Como Prefecto de la Congregación para la Doctrina de la Fe, promovió la elaboración y promulgación de una serie de facultades especiales para perseguir y castigar una serie de delitos, expresión de conductas gravemente inmorales por parte de clérigos, en territorios de misión. Esto era importante, pues los territorios de misión suponen un porcentaje elevado del orbe católico. Dado que se trataba de comunidades eclesiales en un estado de desarrollo más bien embrionario, apenas disponían de medios y personal adecuados para tratar esos crímenes. Estas normas aportaron los instrumentos imprescindibles para llevar a cabo esa tarea.
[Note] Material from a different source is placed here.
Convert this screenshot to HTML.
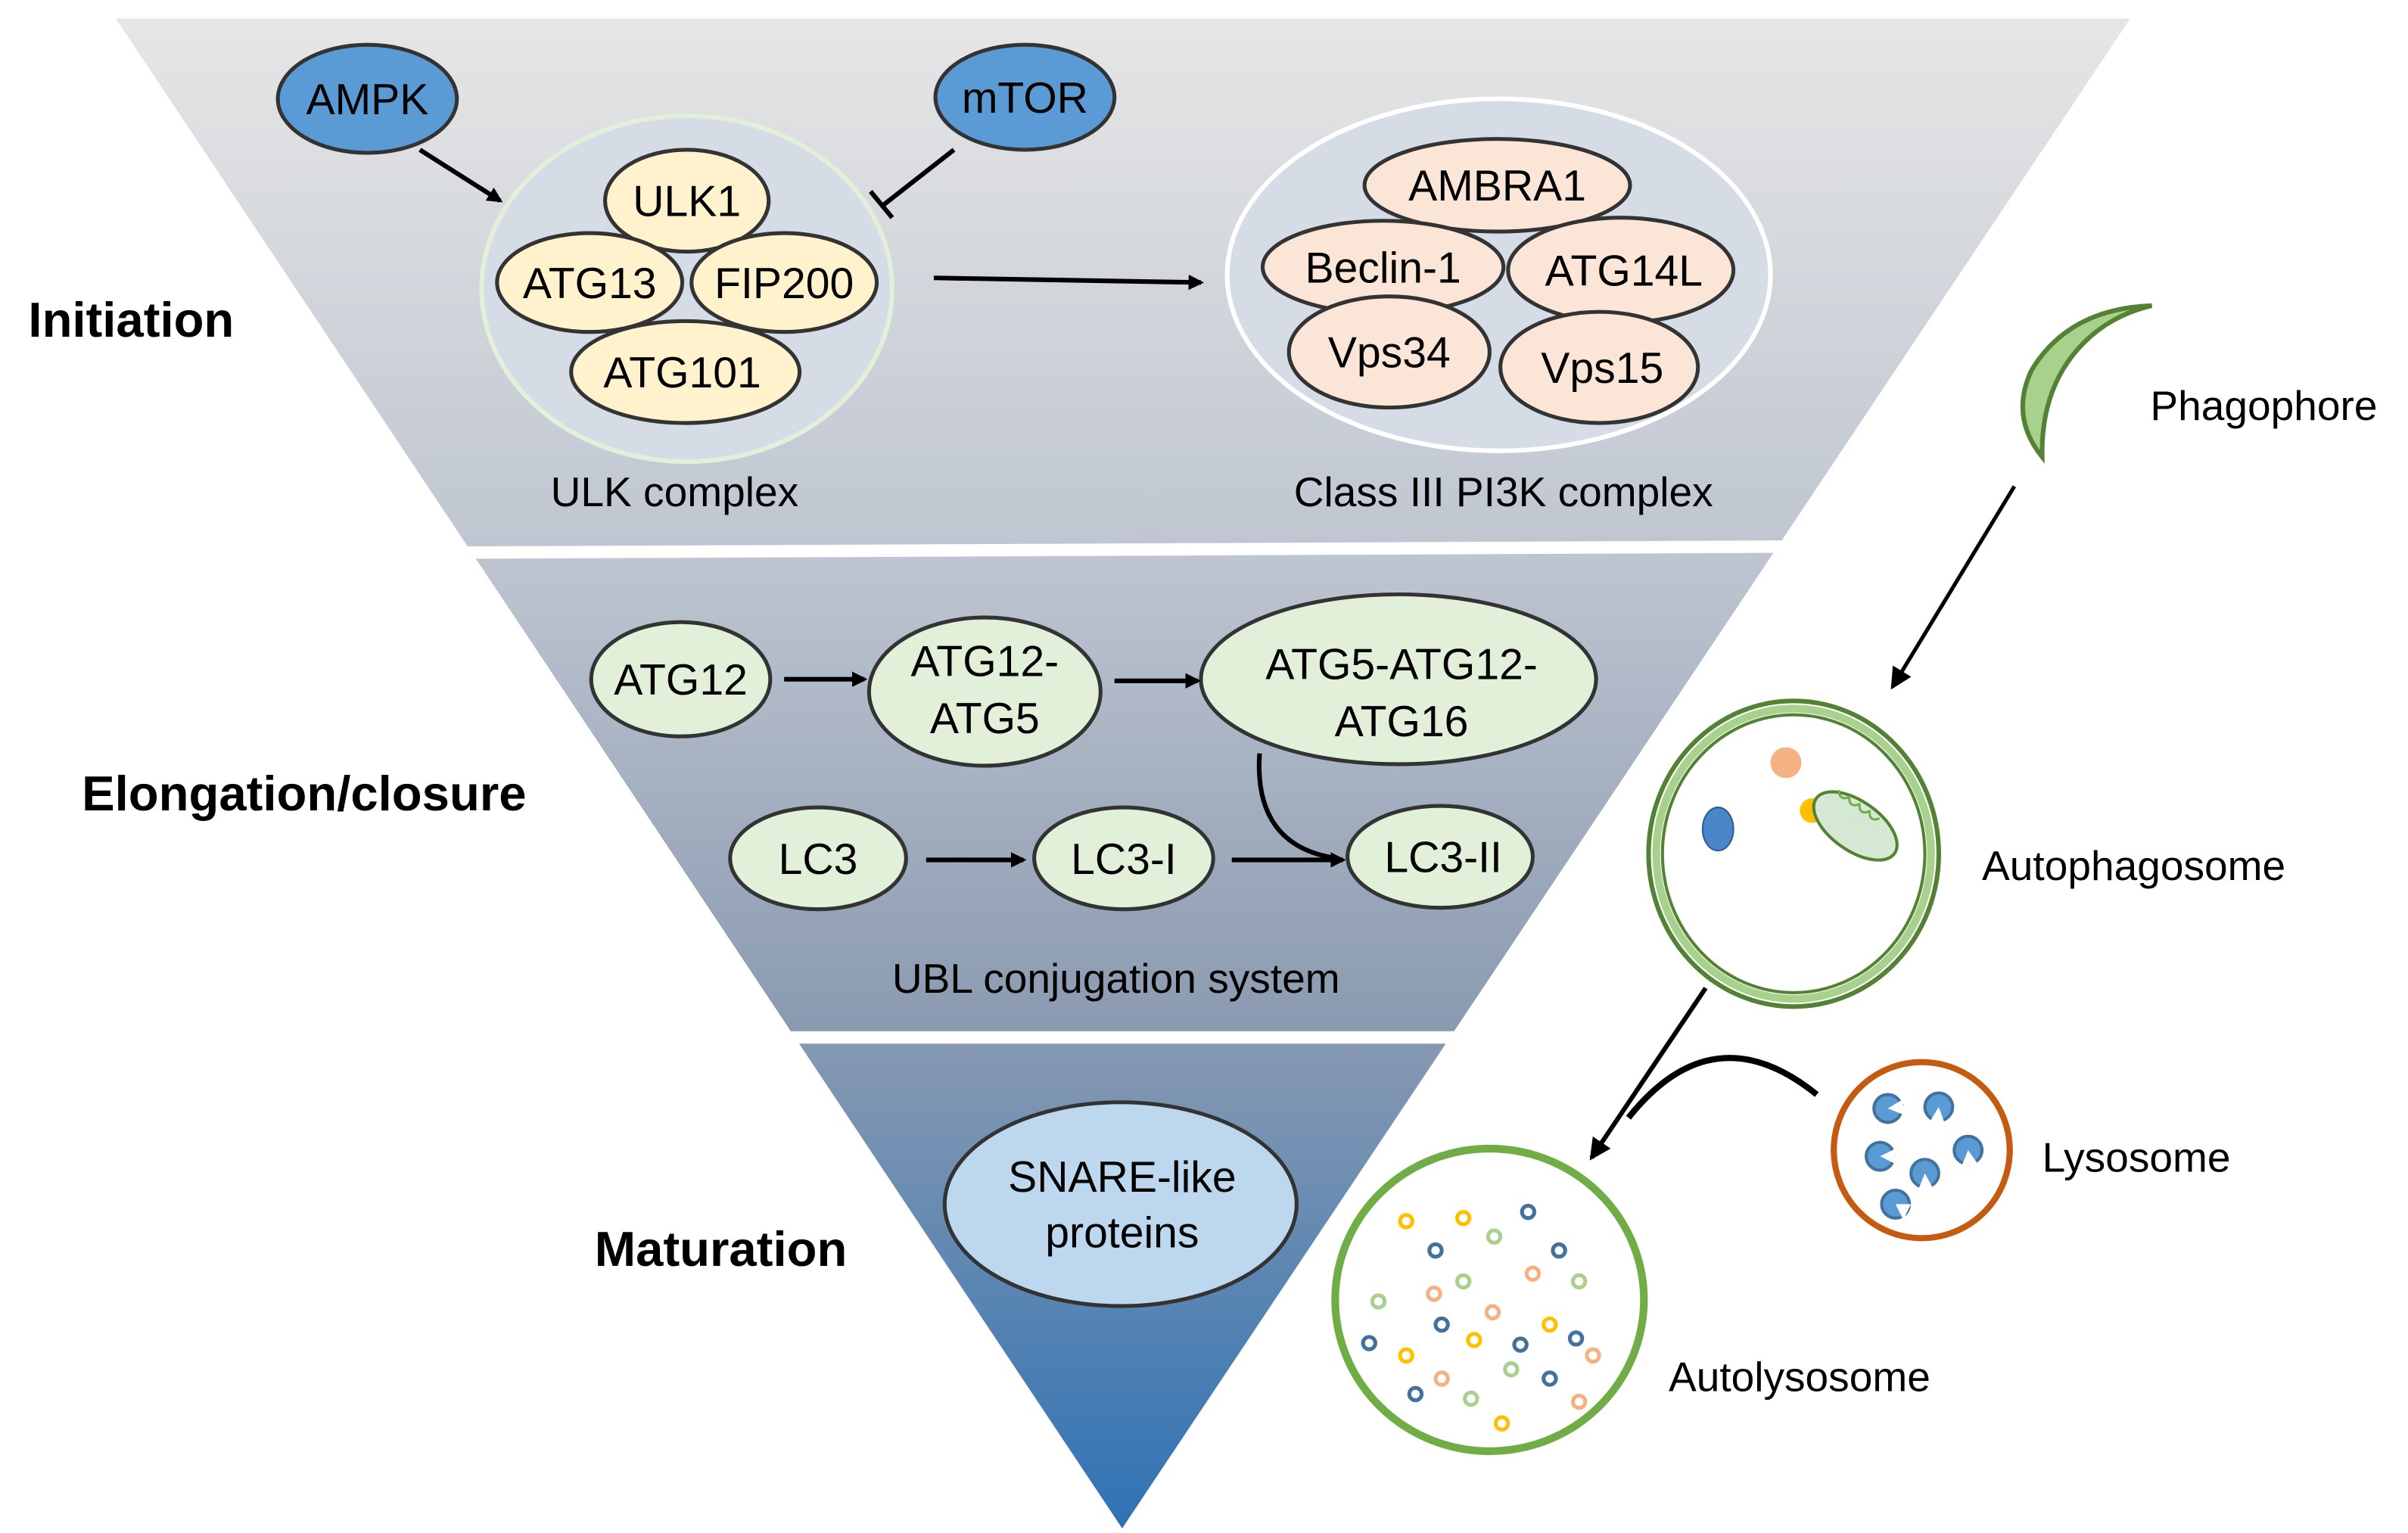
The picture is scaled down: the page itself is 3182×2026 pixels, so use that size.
<!DOCTYPE html>
<html><head><meta charset="utf-8"><style>
html,body{margin:0;padding:0;background:#fff}
svg{display:block}
text{font-family:"Liberation Sans",Arial,sans-serif;fill:#000}
</style></head><body>
<svg width="3182" height="2026" viewBox="0 0 1560 993" preserveAspectRatio="none" xmlns="http://www.w3.org/2000/svg">
<defs>
<linearGradient id="tri" x1="0" y1="12" x2="0" y2="990" gradientUnits="userSpaceOnUse">
<stop offset="0" stop-color="#e6e6e6"/>
<stop offset="0.35" stop-color="#bfc6d1"/>
<stop offset="0.66" stop-color="#8c9bb1"/>
<stop offset="1" stop-color="#2e72b4"/>
</linearGradient>
<marker id="ah" markerWidth="10" markerHeight="10" refX="8" refY="5" orient="auto" markerUnits="userSpaceOnUse"><path d="M0,0 L10,5 L0,10 Z" fill="#000"/></marker>
<marker id="ah2" markerWidth="14" markerHeight="14" refX="12" refY="7" orient="auto" markerUnits="userSpaceOnUse"><path d="M0,0 L14,7 L0,14 Z" fill="#000"/></marker>
</defs>
<polygon points="75,12 1380,12 727,990" fill="url(#tri)"/>
<line x1="290" y1="358" x2="1170" y2="354" stroke="#fff" stroke-width="8"/>
<line x1="500" y1="672" x2="960" y2="672" stroke="#fff" stroke-width="8"/>

<g font-size="28" text-anchor="middle" stroke="#333" stroke-width="2.5">
<ellipse cx="238" cy="64" rx="58" ry="35" fill="#5b9bd5"/>
<ellipse cx="664" cy="63" rx="58" ry="34" fill="#5b9bd5"/>
<ellipse cx="445" cy="187" rx="133" ry="112" fill="#d6dce5" stroke="#e2efd9" stroke-width="3"/>
<ellipse cx="445" cy="130" rx="53" ry="33" fill="#fff2cc"/>
<ellipse cx="382" cy="183" rx="60" ry="32" fill="#fff2cc"/>
<ellipse cx="508" cy="183" rx="60" ry="32" fill="#fff2cc"/>
<ellipse cx="444" cy="241" rx="74" ry="33" fill="#fff2cc"/>
<ellipse cx="971" cy="178" rx="176" ry="114" fill="#d6dce5" stroke="#fff" stroke-width="3"/>
<ellipse cx="970" cy="120" rx="86" ry="30" fill="#fbe5d6"/>
<ellipse cx="896" cy="173" rx="78" ry="30" fill="#fbe5d6"/>
<ellipse cx="1050" cy="175" rx="73" ry="34" fill="#fbe5d6"/>
<ellipse cx="900" cy="228" rx="65" ry="36" fill="#fbe5d6"/>
<ellipse cx="1036" cy="238" rx="64" ry="36" fill="#fbe5d6"/>
<ellipse cx="441" cy="440" rx="58" ry="37" fill="#e2efd9"/>
<ellipse cx="638" cy="448" rx="75" ry="48" fill="#e2efd9"/>
<ellipse cx="906" cy="440" rx="128" ry="55" fill="#e2efd9"/>
<ellipse cx="530" cy="556" rx="57" ry="33" fill="#e2efd9"/>
<ellipse cx="728" cy="556" rx="58" ry="33" fill="#e2efd9"/>
<ellipse cx="933" cy="555" rx="60" ry="33" fill="#e2efd9"/>
<ellipse cx="726" cy="780" rx="114" ry="66" fill="#bdd7ee"/>
</g>
<g font-size="28" text-anchor="middle">
<text x="238" y="74">AMPK</text>
<text x="664" y="73">mTOR</text>
<text x="445" y="140">ULK1</text>
<text x="382" y="193">ATG13</text>
<text x="508" y="193">FIP200</text>
<text x="442" y="251">ATG101</text>
<text x="970" y="130">AMBRA1</text>
<text x="896" y="183">Beclin-1</text>
<text x="1052" y="185">ATG14L</text>
<text x="900" y="238">Vps34</text>
<text x="1038" y="248">Vps15</text>
<text x="441" y="450">ATG12</text>
<text x="638" y="438">ATG12-</text>
<text x="638" y="475">ATG5</text>
<text x="908" y="440">ATG5-ATG12-</text>
<text x="908" y="477">ATG16</text>
<text x="530" y="566">LC3</text>
<text x="728" y="566">LC3-I</text>
<text x="935" y="565">LC3-II</text>
<text x="727" y="772">SNARE-like</text>
<text x="727" y="808">proteins</text>
</g>
<g font-size="27" text-anchor="middle">
<text x="437" y="328">ULK complex</text>
<text x="974" y="328">Class III PI3K complex</text>
<text x="723" y="643">UBL conjugation  system</text>
</g>
<g font-size="32" font-weight="bold" text-anchor="middle">
<text x="85" y="218">Initiation</text>
<text x="197" y="525">Elongation/closure</text>
<text x="467" y="820">Maturation</text>
</g>
<g font-size="27">
<text x="1393" y="272">Phagophore</text>
<text x="1284" y="570">Autophagosome</text>
<text x="1323" y="759">Lysosome</text>
<text x="1081" y="901">Autolysosome</text>
</g>

<g stroke="#000" stroke-width="3" fill="none">
<line x1="272" y1="97" x2="324" y2="130" marker-end="url(#ah)"/>
<line x1="618" y1="97" x2="572" y2="133"/>
<line x1="564" y1="124" x2="578" y2="141"/>
<line x1="605" y1="180" x2="778" y2="183" marker-end="url(#ah)"/>
<line x1="508" y1="440" x2="560" y2="440" marker-end="url(#ah)"/>
<line x1="722" y1="441" x2="776" y2="441" marker-end="url(#ah)"/>
<line x1="600" y1="557" x2="663" y2="557" marker-end="url(#ah)"/>
<line x1="798" y1="557" x2="870" y2="557" marker-end="url(#ah)"/>
<path d="M816,488 Q812,548 866,556" />
<line x1="1305" y1="315" x2="1226" y2="445" stroke-width="2.5" marker-end="url(#ah2)"/>
<line x1="1105" y1="640" x2="1031" y2="750" stroke-width="3" marker-end="url(#ah2)"/>
<path d="M1177,709 Q1110,655 1055,724" stroke-width="4"/>
</g>

<path d="M1394,198 Q1340,200 1316,240 Q1302,270 1323,296 Q1322,250 1350,222 Q1368,204 1394,198 Z" fill="#a9d18e" stroke="#548235" stroke-width="3"/>

<ellipse cx="1162" cy="553" rx="94" ry="99" fill="none" stroke="#548235" stroke-width="3"/>
<ellipse cx="1162" cy="553" rx="89" ry="94" fill="none" stroke="#a9d18e" stroke-width="5"/>
<ellipse cx="1162" cy="553" rx="85" ry="90" fill="#fff" stroke="#548235" stroke-width="2"/>
<circle cx="1157" cy="494" r="10" fill="#f4b183"/>
<ellipse cx="1113" cy="537" rx="10" ry="14" fill="#4a86c8" stroke="#2e5c8e" stroke-width="1"/>
<circle cx="1174" cy="525" r="8" fill="#ffc000"/>
<ellipse cx="1202" cy="535" rx="31" ry="16" transform="rotate(35 1202 535)" fill="#d5e8d4" stroke="#548235" stroke-width="2"/>
<path d="M1180,522 q4,6 8,0 q4,6 8,0 q4,6 8,0 q4,6 8,0" transform="rotate(35 1202 535)" fill="none" stroke="#70ad47" stroke-width="1.5"/>

<ellipse cx="1245" cy="745" rx="57" ry="57" fill="#fff" stroke="#c55a11" stroke-width="4"/>
<g fill="#5b9bd5" stroke="#41719c" stroke-width="2">
<path d="M1225,719 l8,-4 a10,10 0 1 0 0,0 z"/>
<circle cx="1223" cy="718" r="9"/>
<circle cx="1256" cy="717" r="9"/>
<circle cx="1218" cy="749" r="9"/>
<circle cx="1275" cy="745" r="9"/>
<circle cx="1247" cy="760" r="9"/>
<circle cx="1228" cy="780" r="9"/>
</g>
<g fill="#fff">
<path d="M1223,718 L1233,712 L1233,722 Z"/>
<path d="M1256,717 L1250,727 L1260,728 Z"/>
<path d="M1218,749 L1228,744 L1228,754 Z"/>
<path d="M1275,745 L1271,755 L1282,755 Z"/>
<path d="M1247,760 L1243,770 L1253,771 Z"/>
<path d="M1228,780 L1233,790 L1238,780 Z"/>
</g>

<ellipse cx="965" cy="842" rx="100" ry="98" fill="#fff" stroke="#70ad47" stroke-width="5"/>
<g stroke-width="2.5">
<circle cx="911" cy="791" r="4" fill="#fff" stroke="#ffc000"/>
<circle cx="948" cy="789" r="4" fill="#fff" stroke="#ffc000"/>
<circle cx="990" cy="785" r="4" fill="#fff" stroke="#41719c"/>
<circle cx="968" cy="801" r="4" fill="#fff" stroke="#a9d18e"/>
<circle cx="930" cy="810" r="4" fill="#fff" stroke="#41719c"/>
<circle cx="1010" cy="810" r="4" fill="#fff" stroke="#41719c"/>
<circle cx="993" cy="825" r="4" fill="#fff" stroke="#f4b183"/>
<circle cx="948" cy="830" r="4" fill="#fff" stroke="#a9d18e"/>
<circle cx="1023" cy="830" r="4" fill="#fff" stroke="#a9d18e"/>
<circle cx="893" cy="843" r="4" fill="#fff" stroke="#a9d18e"/>
<circle cx="929" cy="838" r="4" fill="#fff" stroke="#f4b183"/>
<circle cx="967" cy="850" r="4" fill="#fff" stroke="#f4b183"/>
<circle cx="934" cy="858" r="4" fill="#fff" stroke="#41719c"/>
<circle cx="1004" cy="858" r="4" fill="#fff" stroke="#ffc000"/>
<circle cx="955" cy="868" r="4" fill="#fff" stroke="#ffc000"/>
<circle cx="887" cy="870" r="4" fill="#fff" stroke="#41719c"/>
<circle cx="985" cy="871" r="4" fill="#fff" stroke="#41719c"/>
<circle cx="1021" cy="867" r="4" fill="#fff" stroke="#41719c"/>
<circle cx="911" cy="878" r="4" fill="#fff" stroke="#ffc000"/>
<circle cx="1032" cy="878" r="4" fill="#fff" stroke="#f4b183"/>
<circle cx="979" cy="887" r="4" fill="#fff" stroke="#a9d18e"/>
<circle cx="934" cy="893" r="4" fill="#fff" stroke="#f4b183"/>
<circle cx="1004" cy="893" r="4" fill="#fff" stroke="#41719c"/>
<circle cx="917" cy="903" r="4" fill="#fff" stroke="#41719c"/>
<circle cx="953" cy="906" r="4" fill="#fff" stroke="#a9d18e"/>
<circle cx="1023" cy="908" r="4" fill="#fff" stroke="#f4b183"/>
<circle cx="973" cy="922" r="4" fill="#fff" stroke="#ffc000"/>
</g>
</svg>
</body></html>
Una vez elevado a la Cátedra de San Pedro, Benedicto XVI confirmó tales facultades especiales y las amplió. Algo semejante se podría decir de otras facultades especiales concedidas a la Congregación para el Clero, del año 2009.
A estas medidas de carácter penal hay que añadir otras de tipo disciplinar y pastoral, y, desde luego, una especial solicitud por las víctimas. El Papa Benedicto se reunió y escuchó a muchos que habían padecido tales maltratos. Lloró con ellos y les pidió perdón en nombre de toda la Iglesia. Podemos decir que el enorme esfuerzo realizado por Benedicto XVI ha acabado por controlar el problema, haciendo posible pensar hoy en su erradicación.